Int J Mol Sci. 2020 Mar 24;21(6):2243. doi: 10.3390/ijms21062243.

Abstract

The number of available protein structures in the Protein Data Bank (PDB) has considerably increased in recent years. Thanks to the growth of structures and complexes, numerous large-scale studies have been done in various research areas, e.g., protein-protein, protein-DNA, or in drug discovery. While protein redundancy was only simply managed using simple protein sequence identity threshold, the similarity of protein-ligand complexes should also be considered from a structural perspective. Hence, the protein-ligand duplicates in the PDB are widely known, but were never quantitatively assessed, as they are quite complex to analyze and compare. Here, we present a specific clustering of protein-ligand structures to avoid bias found in different studies. The methodology is based on binding site superposition, and a combination of weighted Root Mean Square Deviation (RMSD) assessment and hierarchical clustering. Repeated structures of proteins of interest are highlighted and only representative conformations were conserved for a non-biased view of protein distribution. Three types of cases are described based on the number of distinct conformations identified for each complex. Defining these categories decreases by 3.84-fold the number of complexes, and offers more refined results compared to a protein sequence-based method. Widely distinct conformations were analyzed using normalized B-factors.
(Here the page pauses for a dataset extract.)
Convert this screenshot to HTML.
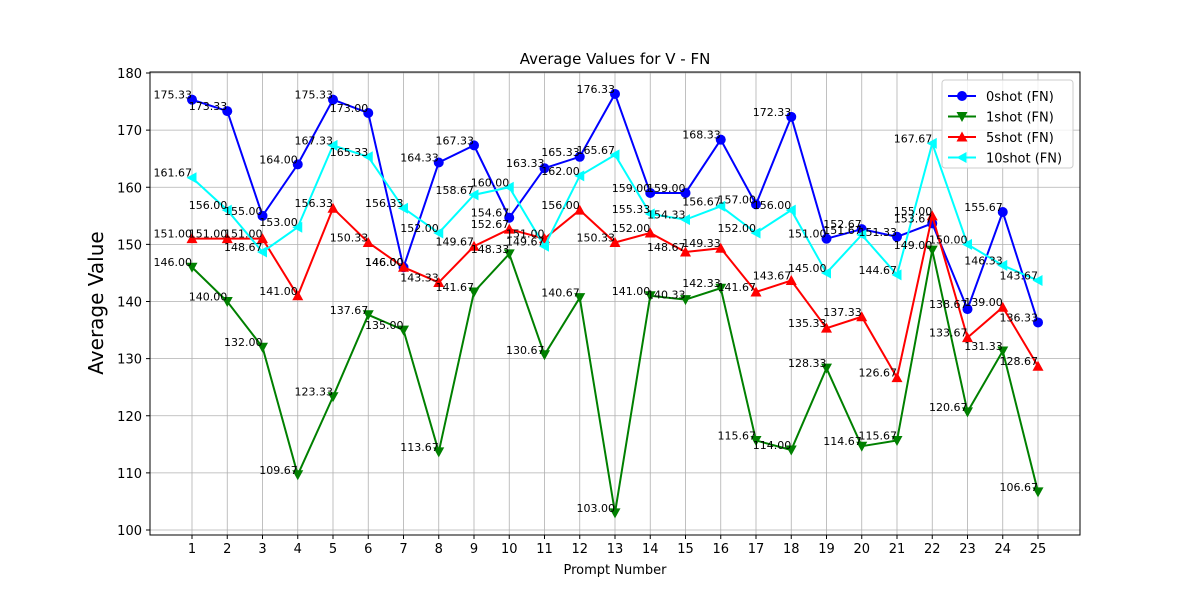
<!DOCTYPE html>
<html><head><meta charset="utf-8"><style>
body{margin:0;background:#fff;}
svg text{font-family:"DejaVu Sans","Liberation Sans",sans-serif;}
</style></head><body>
<svg id="chart" width="1200" height="600" xmlns="http://www.w3.org/2000/svg">
<rect width="1200" height="600" fill="#fff"/>
<g id="grid"></g>
<g id="series"></g>
<g id="labels"></g>
<rect x="150" y="72" width="930" height="463" fill="none" stroke="#000" stroke-width="1"/>
<g id="axes"></g>
<text x="615" y="64" font-size="15" text-anchor="middle">Average Values for V - FN</text>
<text x="615" y="574" font-size="13" text-anchor="middle">Prompt Number</text>
<text transform="translate(103,303) rotate(-90)" font-size="20" text-anchor="middle">Average Value</text>
<g id="legend"></g>
</svg>
<script>
const categories=[1,2,3,4,5,6,7,8,9,10,11,12,13,14,15,16,17,18,19,20,21,22,23,24,25];
const shot0=[175.33,173.33,155.00,164.00,175.33,173.00,146.00,164.33,167.33,154.67,163.33,165.33,176.33,159.00,159.00,168.33,157.00,172.33,151.00,152.67,151.33,153.67,138.67,155.67,136.33];
const shot1=[146.00,140.00,132.00,109.67,123.33,137.67,135.00,113.67,141.67,148.33,130.67,140.67,103.00,141.00,140.33,142.33,115.67,114.00,128.33,114.67,115.67,149.00,120.67,131.33,106.67];
const shot5=[151.00,151.00,151.00,141.00,156.33,150.33,146.00,143.33,149.67,152.67,151.00,156.00,150.33,152.00,148.67,149.33,141.67,143.67,135.33,137.33,126.67,155.00,133.67,139.00,128.67];
const shot10=[161.67,156.00,148.67,153.00,167.33,165.33,156.33,152.00,158.67,160.00,149.67,162.00,165.67,155.33,154.33,156.67,152.00,156.00,145.00,151.67,144.67,167.67,150.00,146.33,143.67];
const yTicks=[100,110,120,130,140,150,160,170,180];
const seriesNames=["0shot (FN)","1shot (FN)","5shot (FN)","10shot (FN)"];
const NS="http://www.w3.org/2000/svg";
function xS(i){return 192+(i-1)*35.25;}
function yS(v){return 73+(180-v)*5.7125;}
function mk(tag,attrs,parent){const e=document.createElementNS(NS,tag);for(const k in attrs)e.setAttribute(k,attrs[k]);parent.appendChild(e);return e;}
const grid=document.getElementById('grid'),axes=document.getElementById('axes'),ser=document.getElementById('series'),lab=document.getElementById('labels'),leg=document.getElementById('legend');
categories.forEach(c=>{
  const g=mk('line',{x1:xS(c),x2:xS(c),y1:72,y2:535,stroke:'#b0b0b0','stroke-width':0.8},grid);
  
  
  const t=mk('line',{x1:xS(c),x2:xS(c),y1:535,y2:539,stroke:'#000'},axes);
  
  
  const tx=mk('text',{x:xS(c),y:553,'font-size':13,'text-anchor':'middle'},axes);
  tx.textContent=c;
  
  
});
yTicks.forEach(v=>{
  const g=mk('line',{x1:150,x2:1080,y1:yS(v),y2:yS(v),stroke:'#b0b0b0','stroke-width':0.8},grid);
  
  
  const t=mk('line',{x1:146,x2:150,y1:yS(v),y2:yS(v),stroke:'#000'},axes);
  
  
  const tx=mk('text',{x:142,y:yS(v)+5,'font-size':13,'text-anchor':'end'},axes);
  tx.textContent=v;
  
  
});
function marker(type,x,y,color,parent){
  let e;
  if(type==='o') e=mk('circle',{cx:x,cy:y,r:5,fill:color},parent);
  else if(type==='v') e=mk('polygon',{points:`${x-5.5},${y-4.5} ${x+5.5},${y-4.5} ${x},${y+5.5}`,fill:color},parent);
  else if(type==='^') e=mk('polygon',{points:`${x-5.5},${y+4.5} ${x+5.5},${y+4.5} ${x},${y-5.5}`,fill:color},parent);
  else e=mk('polygon',{points:`${x+4.5},${y-5.5} ${x+4.5},${y+5.5} ${x-5.5},${y}`,fill:color},parent);
  return e;
}
const defs=[[shot0,'#0000ff','o','series-0shot'],[shot1,'#008000','v','series-1shot'],[shot5,'#ff0000','^','series-5shot'],[shot10,'#00ffff','<','series-10shot']];
defs.forEach(([d,color,m,name])=>{
  const g=mk('g',{},ser);
  
  
  const pl=mk('polyline',{points:d.map((v,i)=>xS(categories[i])+','+yS(v)).join(' '),fill:'none',stroke:color,'stroke-width':2},g);
  
  
  d.forEach((v,i)=>{
    const mm=marker(m,xS(categories[i]),yS(v),color,g);
    
    
    const t=mk('text',{x:xS(categories[i]),y:yS(v)-1,'font-size':11,'text-anchor':'end'},lab);
    t.textContent=v.toFixed(2);
    
    
  });
});
mk('rect',{x:942,y:80,width:131,height:88,rx:3,fill:'#fff','fill-opacity':0.8,stroke:'#ccc'},leg);
defs.forEach(([d,color,m,name],k)=>{
  const y=96+k*20.5;
  const g=mk('g',{},leg);
  
  
  mk('line',{x1:948,x2:976,y1:y,y2:y,stroke:color,'stroke-width':2},g);
  marker(m,962,y,color,g);
  const t=mk('text',{x:986,y:y+5,'font-size':13},g);
  t.textContent=seriesNames[k];
});
</script>
</body></html>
Furthermore, a non-redundant dataset was generated for future molecular interactions analysis or virtual screening studies.

Keywords: clustering; dataset; protein-ligand complexes; refinement; structural alignment.

MeSH terms

  • Binding Sites
  • Databases, Protein*
  • Humans
  • Ligands
  • Molecular Docking Simulation / methods*
  • Protein Binding
  • Sequence Analysis, Protein / methods*
  • Software*

Substances

  • Ligands